#### RECORDS TO USE:

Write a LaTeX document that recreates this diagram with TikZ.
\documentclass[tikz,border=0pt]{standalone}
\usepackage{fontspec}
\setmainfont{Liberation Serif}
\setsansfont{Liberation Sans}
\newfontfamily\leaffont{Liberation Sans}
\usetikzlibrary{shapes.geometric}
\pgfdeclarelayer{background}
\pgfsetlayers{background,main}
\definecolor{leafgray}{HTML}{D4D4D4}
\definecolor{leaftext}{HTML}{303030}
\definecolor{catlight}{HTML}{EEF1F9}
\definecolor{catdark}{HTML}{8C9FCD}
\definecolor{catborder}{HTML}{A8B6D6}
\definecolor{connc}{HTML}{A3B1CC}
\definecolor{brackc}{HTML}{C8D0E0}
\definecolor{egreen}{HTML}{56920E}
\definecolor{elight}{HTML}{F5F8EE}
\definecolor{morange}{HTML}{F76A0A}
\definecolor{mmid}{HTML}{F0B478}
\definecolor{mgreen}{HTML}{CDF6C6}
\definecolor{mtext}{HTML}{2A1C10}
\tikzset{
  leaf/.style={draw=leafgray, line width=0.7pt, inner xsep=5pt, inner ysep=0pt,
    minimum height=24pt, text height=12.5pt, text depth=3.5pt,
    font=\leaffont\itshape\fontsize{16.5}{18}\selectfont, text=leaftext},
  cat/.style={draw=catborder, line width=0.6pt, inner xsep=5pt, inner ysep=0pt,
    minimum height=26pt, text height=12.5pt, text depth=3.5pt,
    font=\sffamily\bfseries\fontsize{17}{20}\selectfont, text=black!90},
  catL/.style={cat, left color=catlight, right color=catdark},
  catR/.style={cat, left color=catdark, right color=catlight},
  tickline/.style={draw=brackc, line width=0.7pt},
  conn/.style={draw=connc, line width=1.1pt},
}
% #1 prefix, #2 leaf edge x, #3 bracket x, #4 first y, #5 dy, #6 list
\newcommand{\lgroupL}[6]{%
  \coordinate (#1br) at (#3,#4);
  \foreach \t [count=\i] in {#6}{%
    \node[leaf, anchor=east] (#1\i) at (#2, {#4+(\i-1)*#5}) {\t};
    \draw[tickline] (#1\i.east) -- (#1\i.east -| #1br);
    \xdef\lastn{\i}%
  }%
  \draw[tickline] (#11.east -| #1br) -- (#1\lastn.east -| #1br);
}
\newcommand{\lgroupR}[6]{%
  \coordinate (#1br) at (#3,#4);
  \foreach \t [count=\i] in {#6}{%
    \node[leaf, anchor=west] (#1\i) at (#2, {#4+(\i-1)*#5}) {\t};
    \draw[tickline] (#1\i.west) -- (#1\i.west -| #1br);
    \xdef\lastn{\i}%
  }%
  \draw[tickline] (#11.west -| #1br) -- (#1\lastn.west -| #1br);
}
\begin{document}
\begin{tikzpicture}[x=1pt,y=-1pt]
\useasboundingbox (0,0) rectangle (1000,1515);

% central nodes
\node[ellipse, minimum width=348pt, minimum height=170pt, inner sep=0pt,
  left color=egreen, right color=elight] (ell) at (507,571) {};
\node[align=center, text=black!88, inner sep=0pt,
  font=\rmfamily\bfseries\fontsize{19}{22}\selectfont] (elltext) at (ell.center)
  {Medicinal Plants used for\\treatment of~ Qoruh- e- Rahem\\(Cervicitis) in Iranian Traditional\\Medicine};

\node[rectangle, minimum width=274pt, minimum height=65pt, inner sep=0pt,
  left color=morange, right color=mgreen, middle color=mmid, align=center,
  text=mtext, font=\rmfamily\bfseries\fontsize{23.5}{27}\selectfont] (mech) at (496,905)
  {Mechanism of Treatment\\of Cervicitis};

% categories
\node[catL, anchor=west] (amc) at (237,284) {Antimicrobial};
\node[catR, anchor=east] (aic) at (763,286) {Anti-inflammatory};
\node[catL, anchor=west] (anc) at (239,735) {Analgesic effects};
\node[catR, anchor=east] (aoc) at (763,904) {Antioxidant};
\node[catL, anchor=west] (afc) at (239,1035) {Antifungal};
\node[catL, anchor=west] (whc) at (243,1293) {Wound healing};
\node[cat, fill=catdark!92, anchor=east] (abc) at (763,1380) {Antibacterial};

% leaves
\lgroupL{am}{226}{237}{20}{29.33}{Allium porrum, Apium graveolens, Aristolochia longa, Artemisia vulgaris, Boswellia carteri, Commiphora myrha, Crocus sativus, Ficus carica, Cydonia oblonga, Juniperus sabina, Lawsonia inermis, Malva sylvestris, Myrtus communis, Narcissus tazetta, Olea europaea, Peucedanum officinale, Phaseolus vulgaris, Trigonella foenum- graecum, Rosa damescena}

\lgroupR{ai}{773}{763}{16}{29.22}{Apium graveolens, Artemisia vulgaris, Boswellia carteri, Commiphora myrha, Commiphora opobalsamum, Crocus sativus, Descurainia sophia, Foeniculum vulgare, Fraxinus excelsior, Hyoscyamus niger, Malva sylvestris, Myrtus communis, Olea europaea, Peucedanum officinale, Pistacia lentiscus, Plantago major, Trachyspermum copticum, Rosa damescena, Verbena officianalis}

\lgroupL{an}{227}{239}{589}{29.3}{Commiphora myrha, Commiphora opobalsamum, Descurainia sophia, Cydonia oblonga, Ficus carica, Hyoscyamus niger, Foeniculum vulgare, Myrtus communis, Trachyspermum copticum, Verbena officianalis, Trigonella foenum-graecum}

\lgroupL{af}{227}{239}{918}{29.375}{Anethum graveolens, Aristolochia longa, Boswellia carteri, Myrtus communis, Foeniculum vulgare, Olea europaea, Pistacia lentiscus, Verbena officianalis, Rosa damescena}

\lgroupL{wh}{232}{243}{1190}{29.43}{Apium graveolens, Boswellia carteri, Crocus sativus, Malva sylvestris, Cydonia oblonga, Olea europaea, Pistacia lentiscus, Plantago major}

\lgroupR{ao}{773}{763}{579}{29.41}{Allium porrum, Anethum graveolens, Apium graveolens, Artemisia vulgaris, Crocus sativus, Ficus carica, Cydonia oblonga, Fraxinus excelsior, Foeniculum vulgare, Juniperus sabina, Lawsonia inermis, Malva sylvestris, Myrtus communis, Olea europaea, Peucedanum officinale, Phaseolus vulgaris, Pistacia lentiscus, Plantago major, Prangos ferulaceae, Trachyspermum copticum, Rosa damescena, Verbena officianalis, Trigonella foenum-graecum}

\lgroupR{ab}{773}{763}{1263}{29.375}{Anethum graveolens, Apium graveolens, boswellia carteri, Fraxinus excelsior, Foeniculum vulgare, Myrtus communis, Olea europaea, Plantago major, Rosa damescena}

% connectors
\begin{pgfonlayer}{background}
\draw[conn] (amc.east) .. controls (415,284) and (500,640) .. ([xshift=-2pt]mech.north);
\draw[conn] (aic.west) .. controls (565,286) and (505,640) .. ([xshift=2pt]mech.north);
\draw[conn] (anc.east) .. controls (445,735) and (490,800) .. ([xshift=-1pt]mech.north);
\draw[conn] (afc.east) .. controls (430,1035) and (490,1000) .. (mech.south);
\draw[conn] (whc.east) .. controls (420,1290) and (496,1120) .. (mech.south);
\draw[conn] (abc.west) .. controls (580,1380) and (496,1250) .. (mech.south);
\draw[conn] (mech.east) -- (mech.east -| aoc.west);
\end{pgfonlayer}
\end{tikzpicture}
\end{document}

--

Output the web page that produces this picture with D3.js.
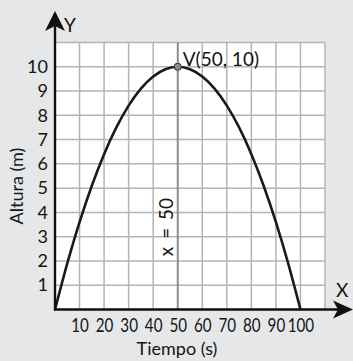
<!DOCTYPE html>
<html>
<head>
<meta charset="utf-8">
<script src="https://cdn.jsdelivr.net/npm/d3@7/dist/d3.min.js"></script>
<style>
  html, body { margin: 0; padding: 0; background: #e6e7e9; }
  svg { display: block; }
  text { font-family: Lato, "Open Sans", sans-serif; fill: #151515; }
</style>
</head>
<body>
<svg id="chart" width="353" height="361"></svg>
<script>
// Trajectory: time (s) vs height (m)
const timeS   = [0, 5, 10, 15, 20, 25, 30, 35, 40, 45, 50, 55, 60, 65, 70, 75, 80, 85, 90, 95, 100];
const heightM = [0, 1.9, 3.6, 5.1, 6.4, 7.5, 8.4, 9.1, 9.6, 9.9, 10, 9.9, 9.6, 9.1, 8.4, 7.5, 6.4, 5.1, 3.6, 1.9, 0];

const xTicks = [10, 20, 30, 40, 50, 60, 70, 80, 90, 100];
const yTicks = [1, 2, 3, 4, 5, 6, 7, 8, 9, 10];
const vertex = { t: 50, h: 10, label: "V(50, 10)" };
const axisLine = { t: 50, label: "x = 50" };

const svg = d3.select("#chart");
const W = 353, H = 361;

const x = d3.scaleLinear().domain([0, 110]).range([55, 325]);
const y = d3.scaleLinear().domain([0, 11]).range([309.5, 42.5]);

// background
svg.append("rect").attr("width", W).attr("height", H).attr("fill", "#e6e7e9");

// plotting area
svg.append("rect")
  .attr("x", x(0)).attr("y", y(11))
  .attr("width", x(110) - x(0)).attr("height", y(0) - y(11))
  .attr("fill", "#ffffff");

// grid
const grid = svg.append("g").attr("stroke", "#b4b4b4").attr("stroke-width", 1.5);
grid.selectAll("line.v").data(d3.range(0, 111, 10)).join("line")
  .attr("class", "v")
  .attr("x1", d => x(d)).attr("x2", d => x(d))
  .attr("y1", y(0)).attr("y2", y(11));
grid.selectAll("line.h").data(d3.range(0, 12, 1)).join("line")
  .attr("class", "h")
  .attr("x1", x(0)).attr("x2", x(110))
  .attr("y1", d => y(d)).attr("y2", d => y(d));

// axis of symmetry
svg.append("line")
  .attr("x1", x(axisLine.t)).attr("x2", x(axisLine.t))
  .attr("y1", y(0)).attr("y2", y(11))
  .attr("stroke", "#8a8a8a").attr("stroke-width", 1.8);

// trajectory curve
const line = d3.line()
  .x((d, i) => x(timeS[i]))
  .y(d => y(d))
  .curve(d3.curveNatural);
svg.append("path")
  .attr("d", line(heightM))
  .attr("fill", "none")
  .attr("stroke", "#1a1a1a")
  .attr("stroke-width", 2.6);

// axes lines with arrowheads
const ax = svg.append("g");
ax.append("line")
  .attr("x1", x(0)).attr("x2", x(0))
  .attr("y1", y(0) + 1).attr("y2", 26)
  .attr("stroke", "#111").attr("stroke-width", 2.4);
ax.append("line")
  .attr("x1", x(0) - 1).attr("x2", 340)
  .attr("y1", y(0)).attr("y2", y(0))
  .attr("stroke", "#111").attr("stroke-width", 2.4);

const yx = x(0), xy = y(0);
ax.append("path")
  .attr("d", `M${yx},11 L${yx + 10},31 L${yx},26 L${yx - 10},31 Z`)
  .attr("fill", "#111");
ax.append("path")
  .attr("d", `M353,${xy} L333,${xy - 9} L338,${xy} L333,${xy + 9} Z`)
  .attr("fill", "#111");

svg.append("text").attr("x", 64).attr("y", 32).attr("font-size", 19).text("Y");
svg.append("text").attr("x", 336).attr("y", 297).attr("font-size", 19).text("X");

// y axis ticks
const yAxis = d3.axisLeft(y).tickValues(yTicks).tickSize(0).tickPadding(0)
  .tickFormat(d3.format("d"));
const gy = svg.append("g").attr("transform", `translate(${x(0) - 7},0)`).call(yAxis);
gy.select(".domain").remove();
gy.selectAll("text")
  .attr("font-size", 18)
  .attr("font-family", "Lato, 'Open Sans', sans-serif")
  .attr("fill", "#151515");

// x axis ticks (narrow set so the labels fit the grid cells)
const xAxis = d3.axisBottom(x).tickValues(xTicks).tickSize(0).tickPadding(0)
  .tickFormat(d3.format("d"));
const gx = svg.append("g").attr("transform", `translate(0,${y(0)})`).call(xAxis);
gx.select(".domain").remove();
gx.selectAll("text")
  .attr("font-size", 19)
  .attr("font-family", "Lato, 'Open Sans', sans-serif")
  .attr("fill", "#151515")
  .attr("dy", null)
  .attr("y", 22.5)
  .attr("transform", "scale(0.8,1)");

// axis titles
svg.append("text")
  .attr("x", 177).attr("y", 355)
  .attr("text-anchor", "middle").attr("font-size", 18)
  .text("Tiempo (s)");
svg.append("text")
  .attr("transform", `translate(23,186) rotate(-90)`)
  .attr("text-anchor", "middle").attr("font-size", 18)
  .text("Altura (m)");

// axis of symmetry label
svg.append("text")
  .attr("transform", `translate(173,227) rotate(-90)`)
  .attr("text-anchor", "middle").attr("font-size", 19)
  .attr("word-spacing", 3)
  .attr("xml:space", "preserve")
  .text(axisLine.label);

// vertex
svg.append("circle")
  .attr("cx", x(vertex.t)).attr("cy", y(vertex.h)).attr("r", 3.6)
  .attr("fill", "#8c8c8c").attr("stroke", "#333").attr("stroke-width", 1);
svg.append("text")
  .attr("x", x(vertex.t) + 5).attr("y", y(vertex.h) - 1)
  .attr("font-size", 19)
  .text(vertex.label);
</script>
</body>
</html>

---

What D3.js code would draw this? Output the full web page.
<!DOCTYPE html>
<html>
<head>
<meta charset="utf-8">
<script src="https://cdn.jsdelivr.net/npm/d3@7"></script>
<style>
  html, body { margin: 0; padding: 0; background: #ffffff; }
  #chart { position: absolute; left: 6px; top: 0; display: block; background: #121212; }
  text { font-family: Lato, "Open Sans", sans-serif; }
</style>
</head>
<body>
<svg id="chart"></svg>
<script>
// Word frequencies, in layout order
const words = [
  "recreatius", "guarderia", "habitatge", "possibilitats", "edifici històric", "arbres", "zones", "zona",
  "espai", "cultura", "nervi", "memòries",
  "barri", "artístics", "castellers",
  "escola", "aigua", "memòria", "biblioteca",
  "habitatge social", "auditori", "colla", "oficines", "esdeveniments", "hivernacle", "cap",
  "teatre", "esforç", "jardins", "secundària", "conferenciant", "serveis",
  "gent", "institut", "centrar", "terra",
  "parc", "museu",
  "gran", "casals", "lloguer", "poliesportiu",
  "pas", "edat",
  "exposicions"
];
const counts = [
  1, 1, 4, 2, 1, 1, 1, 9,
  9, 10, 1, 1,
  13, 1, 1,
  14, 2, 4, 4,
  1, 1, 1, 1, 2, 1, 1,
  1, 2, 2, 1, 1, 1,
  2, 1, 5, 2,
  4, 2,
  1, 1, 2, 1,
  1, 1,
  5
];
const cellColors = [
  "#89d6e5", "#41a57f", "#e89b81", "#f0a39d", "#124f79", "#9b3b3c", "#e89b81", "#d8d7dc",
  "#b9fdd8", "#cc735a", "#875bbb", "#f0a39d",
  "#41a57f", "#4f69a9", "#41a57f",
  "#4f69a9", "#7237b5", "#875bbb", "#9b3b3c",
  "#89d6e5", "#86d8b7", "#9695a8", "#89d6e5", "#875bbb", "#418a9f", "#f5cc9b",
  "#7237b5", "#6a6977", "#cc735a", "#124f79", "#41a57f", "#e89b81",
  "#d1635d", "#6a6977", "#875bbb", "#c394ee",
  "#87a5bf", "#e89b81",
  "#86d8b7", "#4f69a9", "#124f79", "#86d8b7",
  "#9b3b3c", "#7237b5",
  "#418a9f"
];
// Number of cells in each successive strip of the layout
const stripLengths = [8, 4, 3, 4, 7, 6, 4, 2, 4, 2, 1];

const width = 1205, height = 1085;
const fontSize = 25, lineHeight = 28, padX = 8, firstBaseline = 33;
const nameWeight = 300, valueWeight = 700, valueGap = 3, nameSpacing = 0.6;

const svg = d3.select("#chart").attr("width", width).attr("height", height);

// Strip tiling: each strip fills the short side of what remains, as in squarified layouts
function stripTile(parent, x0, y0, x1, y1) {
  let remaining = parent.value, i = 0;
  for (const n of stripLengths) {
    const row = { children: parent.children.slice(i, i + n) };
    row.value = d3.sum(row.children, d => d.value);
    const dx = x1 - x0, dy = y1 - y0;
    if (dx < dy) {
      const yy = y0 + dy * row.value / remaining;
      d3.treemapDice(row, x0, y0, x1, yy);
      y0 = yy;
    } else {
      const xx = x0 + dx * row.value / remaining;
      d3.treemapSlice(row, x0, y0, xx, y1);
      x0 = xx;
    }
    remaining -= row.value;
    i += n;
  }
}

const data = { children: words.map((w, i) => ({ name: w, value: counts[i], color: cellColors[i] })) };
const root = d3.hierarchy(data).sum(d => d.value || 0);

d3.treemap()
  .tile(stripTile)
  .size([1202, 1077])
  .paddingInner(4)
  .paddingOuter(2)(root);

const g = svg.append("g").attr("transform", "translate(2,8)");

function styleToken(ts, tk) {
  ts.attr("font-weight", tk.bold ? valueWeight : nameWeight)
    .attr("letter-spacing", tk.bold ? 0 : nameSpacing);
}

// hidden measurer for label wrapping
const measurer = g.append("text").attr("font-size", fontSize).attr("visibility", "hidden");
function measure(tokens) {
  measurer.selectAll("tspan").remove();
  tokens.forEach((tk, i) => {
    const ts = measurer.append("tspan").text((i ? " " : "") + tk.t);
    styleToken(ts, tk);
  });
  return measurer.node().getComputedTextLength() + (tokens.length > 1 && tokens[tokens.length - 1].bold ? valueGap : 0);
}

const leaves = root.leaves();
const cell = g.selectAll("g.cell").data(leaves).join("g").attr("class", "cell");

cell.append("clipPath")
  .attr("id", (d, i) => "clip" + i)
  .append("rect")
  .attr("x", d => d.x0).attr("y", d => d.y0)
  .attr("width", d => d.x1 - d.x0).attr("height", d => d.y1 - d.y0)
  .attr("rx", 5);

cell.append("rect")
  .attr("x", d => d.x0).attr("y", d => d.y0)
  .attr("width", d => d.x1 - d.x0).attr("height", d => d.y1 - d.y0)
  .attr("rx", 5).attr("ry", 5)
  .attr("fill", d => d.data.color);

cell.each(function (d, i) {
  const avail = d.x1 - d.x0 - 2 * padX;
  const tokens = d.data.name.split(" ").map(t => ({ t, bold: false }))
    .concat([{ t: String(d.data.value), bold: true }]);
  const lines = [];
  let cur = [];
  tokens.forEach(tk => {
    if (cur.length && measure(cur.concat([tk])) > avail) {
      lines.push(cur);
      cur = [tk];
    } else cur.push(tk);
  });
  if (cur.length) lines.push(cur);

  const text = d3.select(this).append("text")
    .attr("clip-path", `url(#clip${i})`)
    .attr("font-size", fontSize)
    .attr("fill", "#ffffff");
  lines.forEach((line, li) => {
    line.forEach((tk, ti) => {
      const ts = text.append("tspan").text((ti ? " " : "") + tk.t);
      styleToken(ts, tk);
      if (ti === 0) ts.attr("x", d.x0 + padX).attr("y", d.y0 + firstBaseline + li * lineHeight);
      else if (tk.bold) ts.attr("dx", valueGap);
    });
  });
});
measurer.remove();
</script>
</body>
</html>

#### DO THIS:
From the entries above, copy exactly the lines starting at the one with "Output the web" and stopping at the one with "3.6, 1.9, 0];", keeping both ends. Drop the pictures.

#### EXERCISE RESULT:
Output the web page that produces this picture with D3.js.
<!DOCTYPE html>
<html>
<head>
<meta charset="utf-8">
<script src="https://cdn.jsdelivr.net/npm/d3@7/dist/d3.min.js"></script>
<style>
  html, body { margin: 0; padding: 0; background: #e6e7e9; }
  svg { display: block; }
  text { font-family: Lato, "Open Sans", sans-serif; fill: #151515; }
</style>
</head>
<body>
<svg id="chart" width="353" height="361"></svg>
<script>
// Trajectory: time (s) vs height (m)
const timeS   = [0, 5, 10, 15, 20, 25, 30, 35, 40, 45, 50, 55, 60, 65, 70, 75, 80, 85, 90, 95, 100];
const heightM = [0, 1.9, 3.6, 5.1, 6.4, 7.5, 8.4, 9.1, 9.6, 9.9, 10, 9.9, 9.6, 9.1, 8.4, 7.5, 6.4, 5.1, 3.6, 1.9, 0];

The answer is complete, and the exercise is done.